Ryquist didn't say anything immediately.
"Hjelmer, I didn't kill her."
"Pretty sure that's true, Doc, but I gotta cross all the Ts, ya know? So you didn't have any idea she was thinking of quitting?"
"I'd have thought she was more likely to have considered it back when I first came. That was a rough year. Maybe the letter was a leftover."
"Just kept it for sentimental reasons?"
Chris smiled. "You might say that."
"Okay, Doc. One more factor to file with all the other loose ends."
It was almost noon when they arrived back at Chris's house. Pansy peppered Ryquist with questions, which he answered with what seemed to Chris to be very un-policeman-like abandon.
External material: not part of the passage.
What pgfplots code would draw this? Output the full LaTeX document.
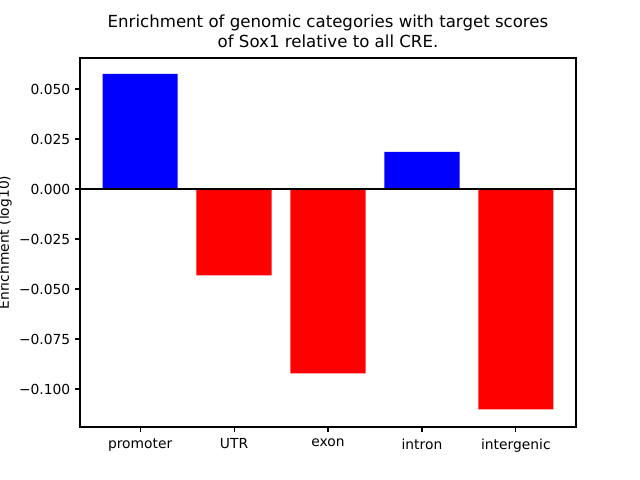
\documentclass[border=0pt]{standalone}
\usepackage{pgfplots}
\pgfplotsset{compat=1.18}
\usepackage{fontspec}
\setmainfont{DejaVu Sans}
\begin{document}
\begin{tikzpicture}
\useasboundingbox (-0.8in,-0.53in) rectangle (5.6in,4.27in);
\begin{axis}[
  at={(0,0)}, anchor=south west,
  scale only axis, width=4.96in, height=3.69in,
  xmin=-0.64, xmax=4.64, ymin=-0.119, ymax=0.0655,
  xtick={0,1,2,3,4},
  xticklabels={promoter,UTR,exon,intron,intergenic},
  ytick={-0.1,-0.075,-0.05,-0.025,0,0.025,0.05},
  yticklabels={−0.100,−0.075,−0.050,−0.025,0.000,0.025,0.050},
  tick align=outside, tick pos=left,
  major tick length=3.5pt,
  tick style={black, line width=0.8pt},
  axis line style={line width=0.8pt},
  ticklabel style={font=\fontsize{10}{12}\selectfont},
  xticklabel style={yshift=-1.5pt},
  ylabel={Enrichment (log10)},
  ylabel style={font=\fontsize{10}{12}\selectfont, xshift=0pt, yshift=-1.5pt},
  title={Enrichment of genomic categories with target scores\\of Sox1 relative to all CRE.},
  title style={align=center, font=\fontsize{12}{14}\selectfont, yshift=-2pt},
  ybar, bar width=0.8, bar shift=0pt,
]
\addplot[draw=none, fill={rgb,255:red,0;green,0;blue,255}] coordinates {(0,0.0575) (3,0.0185)};
\addplot[draw=none, fill={rgb,255:red,255;green,0;blue,0}] coordinates {(1,-0.0432) (2,-0.0922) (4,-0.1102)};
\draw[black, line width=1.2pt] (axis cs:-0.64,0) -- (axis cs:4.64,0);
\end{axis}
\end{tikzpicture}
\end{document}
Drew stumbled downstairs. Chris introduced Ryquist, and he immediately began asking questions about potato cannons, E-M guns and the Internet. Drew rubbed his face and blinked.
Chris took pity on him and poured him a cup of coffee. "Give him a minute, Hjelmer. It's taken him half an hour to wake up since he was born."
By the time Drew was awake and articulate, the coffee was gone and a fresh pot was brewing. Pansy insisted from the doorway of the kitchen that everyone sit down for turkey sandwiches and leftover stuffing. No one paid her much attention as they listened to Drew explain where he thought Ted had found the plans on the 'Net.
"You got copies of these plans?" Ryquist asked.
Drew shrugged. "Just the potato cannon. Ted's got the other one. He's way interested in that stuff. I just go along for grins."
"What's Ted's address?"
Drew gave it.
"He in town or what?"
"He's at his folks' place in Maryville. He'll be back Sunday night."
Frustrated with that line of inquiry until then, Ryquist prepared to leave.
Pansy wheeled herself out of the kitchen with a tray of sandwiches on her lap and announced lunch. Chris, who had never yet seen a man capable of resisting her mother when she was determined, was not surprised to see Ryquist remove his coat and sit at the dining room table.